Masklinn masklinn at masklinn.net
Thu Apr 15 08:08:19 CEST 2010


On 15 Apr 2010, at 00:11 , Mathias Panzenböck wrote:
> On 04/14/2010 11:51 PM, spir ☣ wrote:
> > On Wed, 14 Apr 2010 17:41:43 +0100
> > Conrad Irwin<conrad.irwin at googlemail.com>  wrote:
> >
> >> Changing things so that return isn't necessary at all would also solve
> >> the problem, and quite nicely, but I think that's a far-too-drastic
> >> change in semantics.
> >
> > Well actually, in _many_ languages the last expression is taken as return value.
> > (Not only Lisp&  friends, also pure OO ones like Io.)
> 
> Also in Ruby. Anyway I think this is ugly (and violates explicit is better than implicit)
Why? Functions always returning the last-evaluated expression by default is a pretty explicit rule. And it's a pretty nice default too, more useful than returning None (which is the current behavior, and if you want to argue about arbitrary stuff I'd say that's just as arbitrary if not more)

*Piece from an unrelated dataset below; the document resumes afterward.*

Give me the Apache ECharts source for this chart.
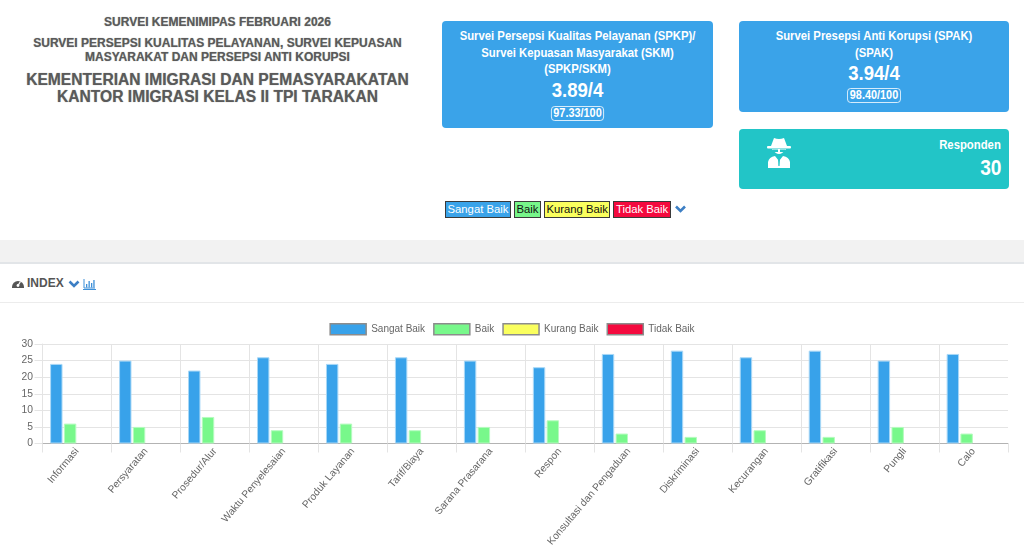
<!DOCTYPE html>
<html>
<head>
<meta charset="utf-8">
<script src="https://cdn.jsdelivr.net/npm/echarts@6/dist/echarts.min.js"></script>
<style>
  html, body { margin: 0; padding: 0; }
  body { width: 1024px; height: 556px; overflow: hidden; background: #fff; position: relative;
    font-family: "Liberation Sans", Arial, sans-serif; }
  .abs { position: absolute; }
  .hdr { left: 0; width: 435px; text-align: center; color: #5a5a5a; font-weight: bold;
    text-shadow: 0 0 1px #999; white-space: nowrap; }
  .card { position: absolute; border-radius: 4px; color: #fff; text-align: center; font-weight: bold;
    white-space: nowrap; }
  .card .n { transform: scaleX(0.87); }
  .card .t { font-size: 13px; line-height: 16.5px; }
  .card .big { font-size: 20px; line-height: 24px; transform: scaleX(0.93); }
  .card .pct { display: inline-block; font-size: 12.5px; line-height: 13px; border: 1px solid rgba(255,255,255,0.85);
    border-radius: 4px; padding: 0 2px; }
  .badges { position: absolute; left: 445px; top: 201px; display: flex; gap: 3px; align-items: center; }
  .badge { height: 14.5px; line-height: 14.5px; font-size: 11.3px; border: 1.5px solid #3a3a3a; padding: 0 1.5px; }
  #chart { position: absolute; left: 0; top: 315px; width: 1024px; height: 241px; }
</style>
</head>
<body>
<div class="abs hdr" style="top:15px;font-size:12px;">SURVEI KEMENIMIPAS FEBRUARI 2026</div>
<div class="abs hdr" style="top:36px;font-size:12px;line-height:14px;">SURVEI PERSEPSI KUALITAS PELAYANAN, SURVEI KEPUASAN<br>MASYARAKAT DAN PERSEPSI ANTI KORUPSI</div>
<div class="abs hdr" style="top:71px;font-size:15.6px;line-height:17px;">KEMENTERIAN IMIGRASI DAN PEMASYARAKATAN<br>KANTOR IMIGRASI KELAS II TPI TARAKAN</div>

<div class="card" style="left:442px;top:21px;width:271px;height:107px;background:#3aa3e9;">
  <div class="n t" style="margin-top:7px;">Survei Persepsi Kualitas Pelayanan (SPKP)/<br>Survei Kepuasan Masyarakat (SKM)<br>(SPKP/SKM)</div>
  <div class="big">3.89/4</div>
  <div class="n" style="margin-top:1px;"><span class="pct">97.33/100</span></div>
</div>
<div class="card" style="left:739px;top:21px;width:270px;height:91px;background:#3aa3e9;">
  <div class="n t" style="margin-top:7px;">Survei Presepsi Anti Korupsi (SPAK)<br>(SPAK)</div>
  <div class="big">3.94/4</div>
  <div class="n" style="margin-top:0px;"><span class="pct">98.40/100</span></div>
</div>
<div class="card" style="left:739px;top:129px;width:270px;height:60px;background:#22c5c7;">
  <svg class="abs" style="left:27px;top:8px;" width="26" height="32" viewBox="0 0 26 32">
    <path d="M5 9 L8 1 Q13 3 18 1 L21 9 Z" fill="#fff"/>
    <rect x="1" y="9" width="24" height="2.5" rx="1" fill="#fff"/>
    <path d="M6 12 Q13 22 20 12 Z" fill="#fff"/>
    <rect x="7" y="12.5" width="5" height="2.5" fill="#22c5c7"/>
    <rect x="14" y="12.5" width="5" height="2.5" fill="#22c5c7"/>
    <path d="M2 31 L2 25 Q3 20 9 19 L13 24 L17 19 Q23 20 24 25 L24 31 Z" fill="#fff"/>
    <path d="M12 22 L14 22 L13.6 29 L12.4 29 Z" fill="#22c5c7"/>
  </svg>
  <div class="n" style="position:absolute;right:8px;top:8px;font-size:13px;transform-origin:right center;">Responden</div>
  <div class="n" style="position:absolute;right:8px;top:26px;font-size:22px;transform-origin:right center;">30</div>
</div>

<div class="badges">
  <div class="badge" style="background:#3aa3e9;color:#fff;">Sangat Baik</div>
  <div class="badge" style="background:#77f68a;color:#111;">Baik</div>
  <div class="badge" style="background:#faff5e;color:#111;">Kurang Baik</div>
  <div class="badge" style="background:#f40a3e;color:#fff;">Tidak Baik</div>
  <svg width="13" height="9" viewBox="0 0 13 9">
    <path d="M2 1.5 L6.5 6 L11 1.5" stroke="#3d7fc4" stroke-width="2.6" fill="none"/>
  </svg>
</div>

<div class="abs" style="left:0;top:240px;width:1024px;height:22px;background:#f2f2f2;"></div>
<div class="abs" style="left:0;top:262px;width:1024px;height:2px;background:#e2e5e8;"></div>
<svg class="abs" style="left:12px;top:278px;" width="12" height="10" viewBox="0 0 12 10">
  <path d="M0 9 A6 6 0 0 1 12 9 L12 10 L0 10 Z" fill="#555"/>
  <circle cx="6" cy="7.5" r="1.4" fill="#fff"/>
  <path d="M6 7.5 L8.5 3.5" stroke="#fff" stroke-width="1.2"/>
</svg>
<div class="abs" style="left:27px;top:276px;font-size:12px;font-weight:bold;color:#555;">INDEX</div>
<svg class="abs" style="left:68px;top:280px;" width="12" height="9" viewBox="0 0 12 9">
  <path d="M1.5 1.5 L6 6 L10.5 1.5" stroke="#3d7fc4" stroke-width="2.6" fill="none"/>
</svg>
<svg class="abs" style="left:83px;top:278px;" width="13" height="12" viewBox="0 0 13 12">
  <path d="M1 1 L1 10 L12 10" stroke="#3d8fd8" stroke-width="1" fill="none"/>
  <rect x="3" y="6" width="1.3" height="3.5" fill="#3d8fd8"/>
  <rect x="5.5" y="3" width="1.3" height="6.5" fill="#3d8fd8"/>
  <rect x="8" y="5" width="1.3" height="4.5" fill="#3d8fd8"/>
  <rect x="10.3" y="2" width="1.3" height="7.5" fill="#3d8fd8"/>
  <rect x="0" y="11" width="13" height="1" fill="#3d8fd8"/>
</svg>
<div class="abs" style="left:0;top:302px;width:1024px;height:1px;background:#ececec;"></div>

<div id="chart"></div>

<script>
const categories = ['Informasi', 'Persyaratan', 'Prosedur/Alur', 'Waktu Penyelesaian', 'Produk Layanan',
  'Tarif/Biaya', 'Sarana Prasarana', 'Respon', 'Konsultasi dan Pengaduan', 'Diskriminasi',
  'Kecurangan', 'Gratifikasi', 'Pungli', 'Calo'];
const sangatBaik = [24, 25, 22, 26, 24, 26, 25, 23, 27, 28, 26, 28, 25, 27];
const baik = [6, 5, 8, 4, 6, 4, 5, 7, 3, 2, 4, 2, 5, 3];
const kurangBaik = [0, 0, 0, 0, 0, 0, 0, 0, 0, 0, 0, 0, 0, 0];
const tidakBaik = [0, 0, 0, 0, 0, 0, 0, 0, 0, 0, 0, 0, 0, 0];
const yTicks = { min: 0, max: 30, interval: 5 };

const chart = echarts.init(document.getElementById('chart'));
const font = '"Liberation Sans", Arial, sans-serif';

function bar(name, data, color, border) {
  return {
    name, type: 'bar', data,
    barWidth: '18%', barGap: '11%',
    itemStyle: { color, borderColor: border, borderWidth: border ? 1 : 0 },
  };
}

chart.setOption({
  animation: false,
  textStyle: { fontFamily: font },
  legend: {
    top: 3, left: 'center', itemWidth: 36, itemHeight: 11, itemGap: 8,
    icon: 'rect',
    itemStyle: { borderColor: '#8c8c8c', borderWidth: 1.5 },
    textStyle: { color: '#666', fontSize: 10, fontFamily: font },
  },
  grid: { left: 42.5, right: 16, top: 29, bottom: 112.5, containLabel: false, outerBoundsMode: 'none' },
  xAxis: {
    type: 'category', data: categories, boundaryGap: true,
    axisLine: { lineStyle: { color: '#b3b3b3' } },
    axisTick: { show: true, length: 9, lineStyle: { color: '#e4e4e4' } },
    splitLine: { show: true, showMaxLine: false, lineStyle: { color: '#e4e4e4' } },
    axisLabel: { interval: 0, rotate: 50, margin: 6, color: '#666', fontSize: 10.3, fontFamily: font },
  },
  yAxis: {
    type: 'value', min: yTicks.min, max: yTicks.max, interval: yTicks.interval,
    axisLine: { show: true, lineStyle: { color: '#e4e4e4' } },
    axisTick: { show: true, length: 8, lineStyle: { color: '#e4e4e4' } },
    splitLine: { lineStyle: { color: '#e4e4e4' } },
    axisLabel: { margin: 9.5, color: '#666', fontSize: 10.3, fontFamily: font },
  },
  series: [
    bar('Sangat Baik', sangatBaik, '#38a2ea', '#a9d8f7'),
    bar('Baik', baik, '#78f88b', '#b5fbbf'),
    bar('Kurang Baik', kurangBaik, '#faff5e', null),
    bar('Tidak Baik', tidakBaik, '#f40a3e', null),
  ],
});
</script>
</body>
</html>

> and might even be dangerous because you "leek" the return value of the last statement. Basically you suddenly need to always write None (or nil) at the end of a function that should not return anything.
In my experience (with languages behaving that way), that tends not to be much of an issue. Most functions and methods return values anyway, so that's the general case. And it's not like you should rely on undocumented return values.

So that objection is mostly a scare-tactic, akin to the "oh noes, significant whitespace is going to kill us all" screed coming from other communities when Python comes up.